Her friend, who was also Codemo’s cancer mentor, always told Codemo that the reason her cancer was caught at such an early stage was so that she could “be a voice for other women who were so sick, they didn’t have a voice.”
“Getting cancer made me human,” Codemo says. “It taught me the meaning of the word compassion, which is the touchstone of Buddhism. I’m no longer cold-hearted and now advocate, speak out and do interviews like this.
“After I was declared NED [no evidence of disease], I had too much invested and had met so many wonderful women. I couldn’t turn my back and walk away.”
Now 60 years old, Codemo has been cancer-free for 10 years and continues to advocate for women with gynecologic cancers, and would like to become a patient navigator.
“I still am not fully practicing, but I understand more of what Buddhism is,” she says. “I still continue to feel that connection because I will probably continue advocating until the day I die.”
Although stories like Dyer’s and Codemo’s are common, so are other experiences with faith regarding spiritual distress.
Leaning into faith support networks can be important for patients, Kwarteng notes. She explains that patients may open up about their diagnoses with trusted leaders or others within their network.
“They might not want to share with everyone, but if they can find a few trusted people, then they may be able to get more support that can help them through their cancer journey,” she says.
Peteet agrees that patients having a spiritual community or spiritual authority in their lives may be helpful.

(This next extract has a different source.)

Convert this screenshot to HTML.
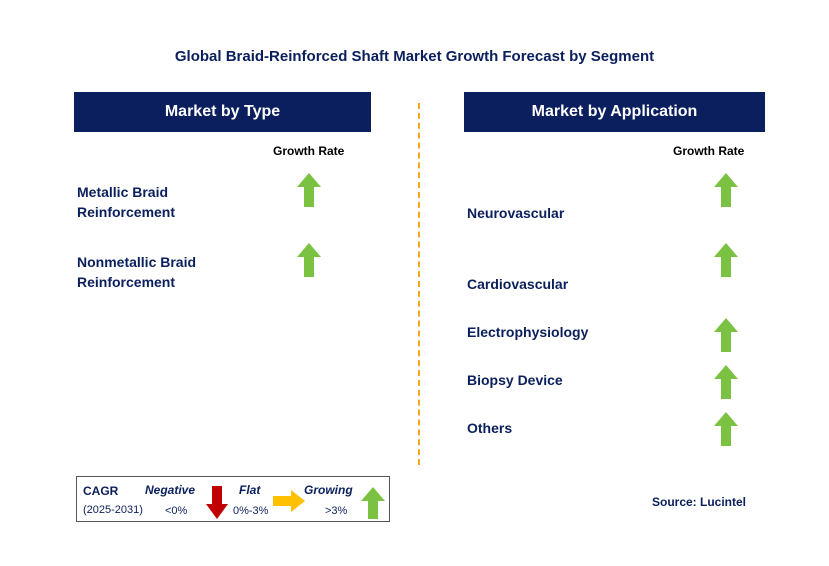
<!DOCTYPE html>
<html><head><meta charset="utf-8"><style>
body{margin:0;background:#fff;font-family:"Liberation Sans",Arial,sans-serif;}
#c{position:relative;width:829px;height:566px;overflow:hidden;background:#fff}
.t{position:absolute;color:#0a1f5c;font-weight:bold;white-space:nowrap}
.hdr{position:absolute;background:#0b1f5e;color:#fff;font-weight:bold;font-size:16px;text-align:center;line-height:40px;height:40px}
.lab{position:absolute;color:#0a1f5c;font-weight:bold;font-size:14px;line-height:20px}
.gr{position:absolute;color:#000;font-weight:bold;font-size:12px}
svg.ar{position:absolute}
</style></head><body>
<div id="c">
<div class="t" style="left:0;width:829px;text-align:center;top:48px;font-size:15px">Global Braid-Reinforced Shaft Market Growth Forecast by Segment</div>
<div class="hdr" style="left:74px;top:92px;width:297px">Market by Type</div>
<div class="hdr" style="left:464px;top:92px;width:301px">Market by Application</div>
<div style="position:absolute;left:418px;top:103px;height:362px;border-left:2px dashed #f5a623"></div>
<div class="gr" style="left:273px;top:144px">Growth Rate</div>
<div class="gr" style="left:673px;top:144px">Growth Rate</div>
<div id="rows"></div>
<div style="position:absolute;left:76px;top:476px;width:314px;height:46px;border:1px solid #555;box-sizing:border-box">
<div style="position:absolute;left:6px;top:7px;font-size:12px;font-weight:bold;color:#0a1f5c">CAGR</div>
<div style="position:absolute;left:6px;top:27px;font-size:11px;color:#0a1f5c">(2025-2031)</div>
<div style="position:absolute;left:68px;top:6px;font-size:12px;font-weight:bold;font-style:italic;color:#0a1f5c">Negative</div>
<div style="position:absolute;left:88px;top:28px;font-size:11px;color:#0a1f5c">&lt;0%</div>
<svg style="position:absolute;left:129px;top:9px" width="22" height="33"><polygon points="6,0 16,0 16,18 22,18 11,33 0,18 6,18" fill="#c00000"/></svg>
<div style="position:absolute;left:162px;top:6px;font-size:12px;font-weight:bold;font-style:italic;color:#0a1f5c">Flat</div>
<div style="position:absolute;left:156px;top:28px;font-size:11px;color:#0a1f5c">0%-3%</div>
<svg style="position:absolute;left:196px;top:13px" width="32" height="22"><polygon points="0,6 18,6 18,0 32,11 18,22 18,16 0,16" fill="#ffc000"/></svg>
<div style="position:absolute;left:227px;top:6px;font-size:12px;font-weight:bold;font-style:italic;color:#0a1f5c">Growing</div>
<div style="position:absolute;left:248px;top:28px;font-size:11px;color:#0a1f5c">&gt;3%</div>
<svg style="position:absolute;left:284px;top:10px" width="24" height="32"><polygon points="12,0 24,14 17,14 17,32 7,32 7,14 0,14" fill="#7cc242"/></svg>
</div>
<div class="t" style="left:652px;top:495px;font-size:12px">Source: Lucintel</div>
</div>
<script>
const typeSegments=["Metallic Braid\nReinforcement","Nonmetallic Braid\nReinforcement"];
const typeTrends=["growing","growing"];
const appSegments=["Neurovascular","Cardiovascular","Electrophysiology","Biopsy Device","Others"];
const appTrends=["growing","growing","growing","growing","growing"];
const typeRowTop=[173,243];
const appArrowTop=[173,243,318,365,412];
const appLabelTop=[203,274,322,370,418];
const rows=document.getElementById('rows');
function arrow(x,y,trend){
  const s=document.createElementNS('http://www.w3.org/2000/svg','svg');
  s.setAttribute('class','ar');s.setAttribute('width','24');s.setAttribute('height','34');
  s.style.left=x+'px';s.style.top=y+'px';
  
  
  const p=document.createElementNS('http://www.w3.org/2000/svg','polygon');
  if(trend==='growing'){p.setAttribute('points','12,0 24,14 17,14 17,34 7,34 7,14 0,14');p.setAttribute('fill','#7cc242');}
  else if(trend==='negative'){p.setAttribute('points','7,0 17,0 17,20 24,20 12,34 0,20 7,20');p.setAttribute('fill','#c00000');}
  else{p.setAttribute('points','0,12 14,12 14,5 24,17 14,29 14,22 0,22');p.setAttribute('fill','#ffc000');}
  s.appendChild(p);rows.appendChild(s);
}
typeSegments.forEach((n,i)=>{
  const d=document.createElement('div');d.className='lab';
  
  
  d.style.left='77px';d.style.top=(typeRowTop[i]+9)+'px';
  d.innerHTML=n.replace('\n','<br>');rows.appendChild(d);
  arrow(297,typeRowTop[i],typeTrends[i]);
});
appSegments.forEach((n,i)=>{
  const d=document.createElement('div');d.className='lab';
  
  
  d.style.left='467px';d.style.top=appLabelTop[i]+'px';
  d.textContent=n;rows.appendChild(d);
  arrow(714,appArrowTop[i],appTrends[i]);
});
</script>
</body></html>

“It’s interesting that in the research that’s been done on providing spiritual care to people with spiritual concerns, the care that was provided through the medical team seemed to lead to less aggressive care at the end of life, as compared with the kind of support that people got from outside,” he explains. “Most cancer hospitals have cancer-experienced chaplains who can be pretty helpful.”
Still, for patients who may feel that it’s morally wrong to be angry at God or temporarily lose faith, Exline emphasizes that experiencing feelings like these is common.
“A very big take-home message is that feelings of anger and disappointment related to God or worrying that God is going to punish you [and] doubting whether you can trust God is extraordinarily common,” she says. “The counterintuitive thing about it is that once [patients] are willing to go there and acknowledge it, that is often a really huge step toward healing one’s relationship with God. If patients can address it, [then] at least they can get somewhere.”